Both John Curtice (Remain voters must now be Corbyn’s top priority, 25 February) and Jonathan Freedland (Copeland shows that Corbyn must go. But only Labour’s left can remove him, 25 February) suggest that Labour’s only hope is to champion the 48% – or, to put it more accurately, the 63% who did not vote to leave the EU. But Jeremy Corbyn has already blown that one with his tragically misguided three-line whip to crawl after the Tories in voting for article 50, even though most Labour voters backed Remain, as did most Greens and most Liberal Democrats.
Labour’s last hope of avoiding electoral oblivion is to champion proportional representation, as Martin Childs says (Letters, 25 February). No one can really say what motivated a slim majority of voters to go for leave, but the most convincing argument that covers all possible shades of opinion is that people did not feel listened to. This isn’t necessarily the same as feeling “left behind”. I am not one of the left behind, but as a Green voter I am hugely underrepresented in parliament and my issues and concerns are routinely dismissed and ignored. I am definitely not listened to. Proportional representation would give a proper voice to me and to everyone else in the country who feels let down or marginalised. In fact, had we had PR in place prior to the referendum, it is almost certain that far fewer people would have felt motivated to give the government and/or the elite a kicking.
Claire Lewis
London
• Reading John Curtice’s article confirms me in the belief that Labour’s electoral strategy appears to be “win Stoke and lose London”. In 2020 Labour remainers such as myself will have three unenviable options: either voting reluctantly for Labour, a party determined to ignore our views, despite us being in the majority among Labour voters; voting Green; or abstaining. Given Labour’s poor polling figures, it does seem a misguided strategy to alienate the majority of Labour voters.
Derrick Joad
Leeds
• Re your editorial (Labour needs better answers to the questions voters are asking, 25 February), I would have expected better of the Guardian than to refer to “England’s four main parties (five if you count the Greens)”. The Green party is not the fifth party of British politics; it has been around since 1972, unlike Ukip, which only began in 1991 and which after Stoke and Copeland looks like it has had its day. Unlike Ukip, the Greens have an MP elected on a Green ticket rather than originally by defection from the Tories. Unlike the SNP or Plaid Cymru, the Greens cover the whole of the UK.
In the 2016 London elections the Greens were the third party, on first- and second-preference votes, ahead of both the Lib Dems and Ukip. A major factor behind Sarah Olney’s Richmond Park victory was that she benefited from the Green vote, following an agreement to do politics differently and work in partnership for that particular vote. And, as the Guardian itself reported in January 2015, Green party membership was growing faster than that of the Lib Dems or Ukip.
That growth has continued and, unlike Ukip, the Labour party or even the Tories, the Green party has a leadership that has its party behind it, with a coherent political vision, for a sustainable, fairer and greener society.
Catherine Shelley
Croydon and Sutton Green party
• After a byelection, all I need is the result now and the result at the last election.
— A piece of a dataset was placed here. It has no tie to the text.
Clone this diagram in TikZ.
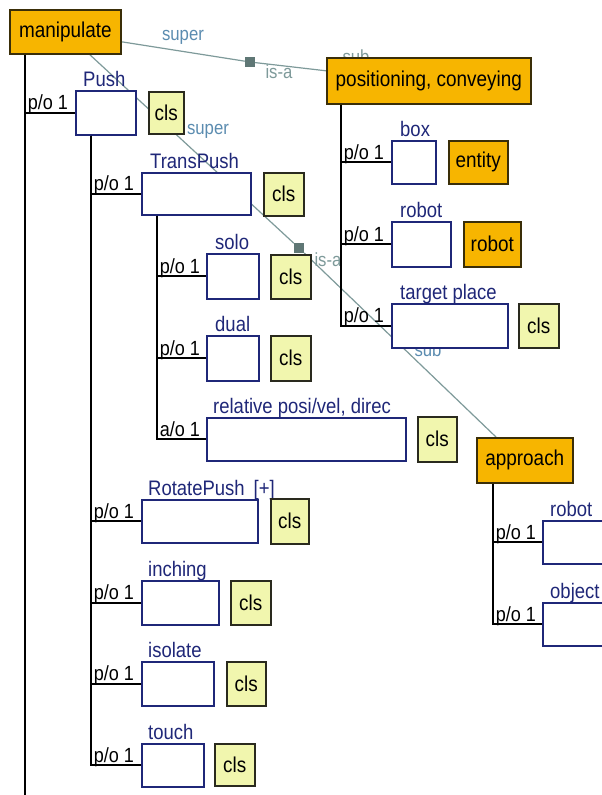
\documentclass[tikz,border=0pt]{standalone}
\usepackage{fontspec}
\setmainfont{Liberation Sans}[FakeStretch=0.88]
\usetikzlibrary{positioning}
\definecolor{ontoorange}{HTML}{F7B500}
\definecolor{ontoedge}{HTML}{3A2E08}
\definecolor{clsfill}{HTML}{F1F6AE}
\definecolor{clsedge}{HTML}{2A2A1E}
\definecolor{slotnavy}{HTML}{1F2778}
\definecolor{isagrey}{HTML}{7E9A9A}
\definecolor{isamark}{HTML}{5F7775}
\definecolor{superblue}{HTML}{5B8CB0}
\pgfdeclarelayer{back}
\pgfsetlayers{back,main}
\tikzset{
  concept/.style={draw=ontoedge,line width=1.6pt,fill=ontoorange,anchor=north west,inner sep=0pt,font=\fontsize{21.5}{23}\selectfont},
  slot/.style={draw=slotnavy,line width=1.7pt,fill=white,anchor=north west,inner sep=0pt},
  clsbox/.style={draw=clsedge,line width=1.6pt,fill=clsfill,anchor=north west,inner sep=0pt,font=\fontsize{21.5}{23}\selectfont},
  slotlbl/.style={anchor=base west,inner sep=0pt,text=slotnavy,font=\fontsize{21}{23}\selectfont},
  card/.style={anchor=base west,inner sep=0pt,font=\fontsize{20.5}{22}\selectfont},
  tree/.style={draw=black,line width=1.8pt},
  isaline/.style={draw=isagrey,line width=1.2pt},
  isalbl/.style={inner sep=0pt,text=isagrey,font=\fontsize{19}{21}\selectfont},
  isasq/.style={fill=isamark,minimum size=10pt,inner sep=0pt}
}
\begin{document}
\begin{tikzpicture}[x=1pt,y=-1pt]
\clip (0,0) rectangle (602,795);
% concepts
\node[concept,minimum width=111pt,minimum height=44pt] (manip) at (9,9) {manipulate};
\node[concept,minimum width=204pt,minimum height=46pt] (pos) at (326,57) {positioning, conveying};
\node[concept,minimum width=96pt,minimum height=45pt] (approach) at (476,437) {approach};
% slots under manipulate
\node[slot,minimum width=60pt,minimum height=44pt] (push) at (75,90) {};
\node[slot,minimum width=109pt,minimum height=42pt] (transpush) at (141,172) {};
\node[slot,minimum width=52pt,minimum height=45pt] (solo) at (206,253) {};
\node[slot,minimum width=52pt,minimum height=45pt] (dual) at (206,335) {};
\node[slot,minimum width=199pt,minimum height=43pt] (relpos) at (206,417) {};
\node[slot,minimum width=116pt,minimum height=43pt] (rotpush) at (141,499) {};
\node[slot,minimum width=77pt,minimum height=44pt] (inching) at (141,580) {};
\node[slot,minimum width=72pt,minimum height=44pt] (isolate) at (141,661) {};
\node[slot,minimum width=62pt,minimum height=43pt] (touch) at (141,743) {};
% slots under positioning / approach
\node[slot,minimum width=44pt,minimum height=43pt] (boxslot) at (391,140) {};
\node[slot,minimum width=59pt,minimum height=45pt] (robotslot) at (391,221) {};
\node[slot,minimum width=116pt,minimum height=44pt] (target) at (391,303) {};
\node[slot,minimum width=75pt,minimum height=43pt] (aprobot) at (542,520) {};
\node[slot,minimum width=75pt,minimum height=43pt] (apobject) at (542,602) {};
% slot names
\node[slotlbl] (pushlbl) at ([xshift=8pt,yshift=4pt]push.north west) {Push};
\node[slotlbl] (transpushlbl) at ([xshift=9pt,yshift=4pt]transpush.north west) {TransPush};
\node[slotlbl] (sololbl) at ([xshift=9pt,yshift=4pt]solo.north west) {solo};
\node[slotlbl] (duallbl) at ([xshift=9pt,yshift=4pt]dual.north west) {dual};
\node[slotlbl] (relposlbl) at ([xshift=7pt,yshift=4pt]relpos.north west) {relative posi/vel, direc};
\node[slotlbl] (rotpushlbl) at ([xshift=7pt,yshift=4pt]rotpush.north west) {RotatePush\hspace{9pt}[+]};
\node[slotlbl] (inchinglbl) at ([xshift=7pt,yshift=4pt]inching.north west) {inching};
\node[slotlbl] (isolatelbl) at ([xshift=7pt,yshift=4pt]isolate.north west) {isolate};
\node[slotlbl] (touchlbl) at ([xshift=7pt,yshift=4pt]touch.north west) {touch};
\node[slotlbl] (boxlbl) at ([xshift=9pt,yshift=4pt]boxslot.north west) {box};
\node[slotlbl] (robotlbl) at ([xshift=9pt,yshift=4pt]robotslot.north west) {robot};
\node[slotlbl] (targetlbl) at ([xshift=9pt,yshift=4pt]target.north west) {target place};
\node[slotlbl] (aprobotlbl) at ([xshift=8pt,yshift=4pt]aprobot.north west) {robot};
\node[slotlbl] (apobjectlbl) at ([xshift=8pt,yshift=4pt]apobject.north west) {object};
% class tags
\node[clsbox,minimum width=35pt,minimum height=42pt] (pushcls) at (148,91) {cls};
\node[clsbox,minimum width=40pt,minimum height=43pt] (transpushcls) at (263,172) {cls};
\node[clsbox,minimum width=40pt,minimum height=44pt] (solocls) at (270,254) {cls};
\node[clsbox,minimum width=40pt,minimum height=45pt] (dualcls) at (270,335) {cls};
\node[clsbox,minimum width=39pt,minimum height=45pt] (relposcls) at (417,416) {cls};
\node[clsbox,minimum width=38pt,minimum height=45pt] (rotpushcls) at (270,498) {cls};
\node[clsbox,minimum width=40pt,minimum height=44pt] (inchingcls) at (230,580) {cls};
\node[clsbox,minimum width=39pt,minimum height=44pt] (isolatecls) at (226,661) {cls};
\node[clsbox,minimum width=40pt,minimum height=42pt] (touchcls) at (214,743) {cls};
\node[clsbox,minimum width=40pt,minimum height=44pt] (targetcls) at (518,303) {cls};
\node[concept,minimum width=59pt,minimum height=43pt] (entity) at (448,140) {entity};
\node[concept,minimum width=57pt,minimum height=45pt] (robotc) at (463,221) {robot};
% part-of trees
\coordinate (mtop) at ([xshift=16pt]manip.south west);
\coordinate (mbot) at (25,800);
\coordinate (ptop) at ([xshift=16pt]push.south west);
\coordinate (ttop) at ([xshift=16pt]transpush.south west);
\coordinate (stop) at ([xshift=15pt]pos.south west);
\coordinate (atop) at ([xshift=17pt]approach.south west);
\draw[tree] (mtop) -- (mbot);
\draw[tree] (mtop) |- node[card,pos=0.5,xshift=2pt,yshift=3pt] (c1) {p/o 1} (push.west);
\foreach \s in {transpush,rotpush,inching,isolate,touch}
  \draw[tree] (ptop) |- node[card,pos=0.5,xshift=2pt,yshift=3pt] {p/o 1} (\s.west);
\foreach \s/\c in {solo/p,dual/p,relpos/a}
  \draw[tree] (ttop) |- node[card,pos=0.5,xshift=2pt,yshift=3pt] {\c/o 1} (\s.west);
\foreach \s in {boxslot,robotslot,target}
  \draw[tree] (stop) |- node[card,pos=0.5,xshift=2pt,yshift=3pt] {p/o 1} (\s.west);
\foreach \s in {aprobot,apobject}
  \draw[tree] (atop) |- node[card,pos=0.5,xshift=2pt,yshift=3pt] {p/o 1} (\s.west);
% is-a links, kept behind the boxes
\begin{pgfonlayer}{back}
\fill[white] (0,0) rectangle (602,795);
\coordinate (tpsuper) at (88,53);
\node[isasq] (isa1) at (250,62) {};
\node[isasq] (isa2) at (299,248) {};
\node[isalbl,text=superblue] (sup1) at (183,37) {super};
\node[isalbl] (isal1) at (279,72) {is-a};
\node[isalbl] (sub1) at (356,57) {sub};
\node[isalbl,text=superblue] (sup2) at (208,131) {super};
\node[isalbl] (isal2) at (328,260) {is-a};
\node[isalbl,text=superblue] (sub2) at (428,350) {sub};
\draw[isaline] ([yshift=-10pt]manip.east) -- (isa1) -- ([yshift=10pt]pos.west);
\draw[isaline] (tpsuper) -- (isa2) -- ([xshift=20pt]approach.north west);
\end{pgfonlayer}
\end{tikzpicture}
\end{document}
I am capable of doing the sums of who is doing better or worse. As a Green councillor I am particularly interested if the Green vote is going up or down. The Guardian on 25 February was no help.
Roger Stearn
Old Newton, Suffolk
• You used to give much more useful information in your byelection results: the votes cast and percentage for each candidate and the overall swing, plus the previous election figures for comparison. Why not revert to that approach rather than the fairly useless graphic which takes about the same amount of space while giving far less information.
Joseph Webber
Haywards Heath, West Sussex
• Copeland voters are most worried about jobs; their main employer is the nuclear industry. They could see it had no future when a Chinese company stopped negotiations for a local buyout. That deal would have been bad for our energy bill payers because we would have had no control over pricing such electricity, but it was the last hope of a government that will not commit another penny to Sellafield. Labour’s mistake was ignoring the job opportunities to replace that industry such as wind and tidal power, solar energy, heat extraction and better use of methane. Also the thousands of long-term jobs needed to decommission such plants. The nuclear industry is paid for by taxation, but all that public money is only going in one direction, preventing “green economic growth”. Private investment follows public money into industry. Present policy stops such progress.